Almost overnight at the close of Easter weekend, Revelstoke went from being a thriving resort community full of visitors to a relative ghost town. Speaking to business owners, many began seeing a slowdown as early as the mid March. Warm spring weather and the impending, impromptu early closure of Revelstoke Mountain Resort contributed to a quicker transition into the bi-annual “shoulder season”.
For many of us in town, the change was palpable the Tuesday after Easter. There were noticeably less vehicles, people and colourful toques cruising around downtown. On one hand those of us who live here permanently really love the calm that comes after a big winter. Some people can be heard saying that things are going back to normal, implying that the busy winter season is still unusual. It is true that it is nice to have “our” town back. Starting now and for the next few months we all start running into friends we may not have seen during the winter. Those of our community, who take hibernation to heart and keep their heads down for 5 months are so, are now sprouting back up.
While it’s great to see old faces again, what about all the new faces moving on? That’s part of living in a resort community. Just recently looking at old photos of my years in Revelstoke, I was a little surprised at all the people I’ve counted as friends who have come and gone from this place. Some have left to chase endless winters, or endless summers, as the case may be, but many have had to pull up roots in search of stable jobs and living wages. When the benefits of a tourism-based economy were discussed with the community pre-RMR days, was there an asterisk that said “but only for 5 months a year?”
Whether or not the early closure of Revelstoke Mountain Resort had a large impact on local business is debatable. No doubt it impacted accommodations that likely lost spring bookings, not to mention the food and beverage sector. Many other business owners will tell you that they’ve never seen a change even during the “busy” winter months. Business is as business does, in Revelstoke. Maybe it’s time to shake things up a little bit?
Once upon a time there were rumours about a technology park development that would be developing land on the west bank of the Columbia River. Alas, it seems that the only remnant of that rumour is an old blog entry dating from 2008 (http://www.revsoftware.ca/blog/2008/10/22/revelstoke-city-council-endorses-high-tech-park-land-application/). Whether or not this project is still languishing in recession era hell is unknown. What is known is that the project could have added further diversity to the Revelstoke economy, creating a multitude of jobs at a variety of levels. Arguably the tourism industry has only served to create a plethora of low paying, entry-level positions.

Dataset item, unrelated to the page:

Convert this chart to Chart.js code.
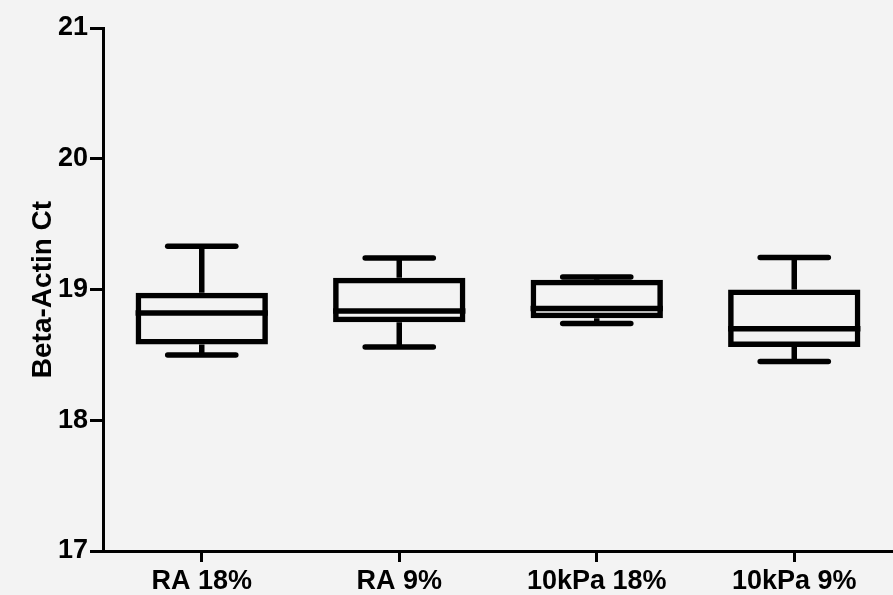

Over the years the Chamber of Commerce and the City of Revelstoke Economic Development department have slowly been exploring ways of encouraging investment and developing diverse new industry in Revelstoke. This would make our economy more resilient, and create more opportunity for residents. Communities throughout BC incorporate incentives when marketing to potential investors. Whether through reductions in development cost charges or temporary tax relief, incentives are endlessly creative in encouraging investment and thereby growing the municipal tax base.
A larger tax base can lead to more equitable taxation, ending that ongoing argument. A larger tax base can lead to improved City services, perhaps putting to rest some concerns about planning and recreation priorities. Introducing new industry that develops higher paying employment opportunities, reduces the impact of people leaving town in search of living wages, affordable housing, the perceived high cost of goods and services, and more. In no way should this be interpreted as a silver bullet solution to the woes of Revelstoke. However a proactive strategy to economic enhancement could go a long way. We are lucky to have an Economic Development department in our community. This is not an office that exists in all municipalities. That age-old adage, “You have to spend money to make money”, rings true in this situation. Perhaps it is time we as a City support that office with more resources to move forward progressively?
No doubt there will be some who decry this column as challenge to change the community we love even further. However, it is a fact that at one time Revelstoke was the largest economic centre in the interior of British Columbia. Maybe we should try to return to our true roots?